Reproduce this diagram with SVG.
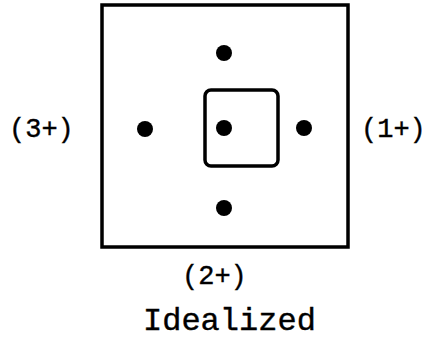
<svg xmlns="http://www.w3.org/2000/svg" width="426" height="340" viewBox="0 0 426 340">
<style>
.box{fill:none;stroke:#000;stroke-width:3.5}
.dot{fill:#000}
.t{font-family:"Liberation Mono","DejaVu Sans Mono",monospace;fill:#000;stroke:#000;stroke-width:0.4}
</style>
<rect width="426" height="340" fill="#fff"/>
<g id="outer"><rect class="box" x="102" y="5" width="246" height="242"/></g>
<g id="inner"><rect class="box" x="205" y="90" width="73" height="76" rx="6"/></g>
<g id="dot-top"><circle class="dot" cx="224" cy="53" r="8"/></g>
<g id="dot-center"><circle class="dot" cx="224" cy="128" r="8"/></g>
<g id="dot-bottom"><circle class="dot" cx="224" cy="208" r="8"/></g>
<g id="dot-left"><circle class="dot" cx="145" cy="129" r="8"/></g>
<g id="dot-right"><circle class="dot" cx="304" cy="128" r="8"/></g>
<g id="connectors"></g>
<g id="labels">
<text class="t" x="9" y="137" font-size="27">(3+)</text>
<text class="t" x="361" y="137" font-size="27">(1+)</text>
<text class="t" x="182" y="284" font-size="27">(2+)</text>
<text class="t" x="143" y="330" font-size="32">Idealized</text>
</g>
</svg>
-------
● **Work to complete**: Copy every line above word for word and exclude the pictures.

● **Result**:
Reproduce this diagram with SVG.
<svg xmlns="http://www.w3.org/2000/svg" width="426" height="340" viewBox="0 0 426 340">
<style>
.box{fill:none;stroke:#000;stroke-width:3.5}
.dot{fill:#000}
.t{font-family:"Liberation Mono","DejaVu Sans Mono",monospace;fill:#000;stroke:#000;stroke-width:0.4}
</style>
<rect width="426" height="340" fill="#fff"/>
<g id="outer"><rect class="box" x="102" y="5" width="246" height="242"/></g>
<g id="inner"><rect class="box" x="205" y="90" width="73" height="76" rx="6"/></g>
<g id="dot-top"><circle class="dot" cx="224" cy="53" r="8"/></g>
<g id="dot-center"><circle class="dot" cx="224" cy="128" r="8"/></g>
<g id="dot-bottom"><circle class="dot" cx="224" cy="208" r="8"/></g>
<g id="dot-left"><circle class="dot" cx="145" cy="129" r="8"/></g>
<g id="dot-right"><circle class="dot" cx="304" cy="128" r="8"/></g>
<g id="connectors"></g>
<g id="labels">
<text class="t" x="9" y="137" font-size="27">(3+)</text>
<text class="t" x="361" y="137" font-size="27">(1+)</text>
<text class="t" x="182" y="284" font-size="27">(2+)</text>
<text class="t" x="143" y="330" font-size="32">Idealized</text>
</g>
</svg>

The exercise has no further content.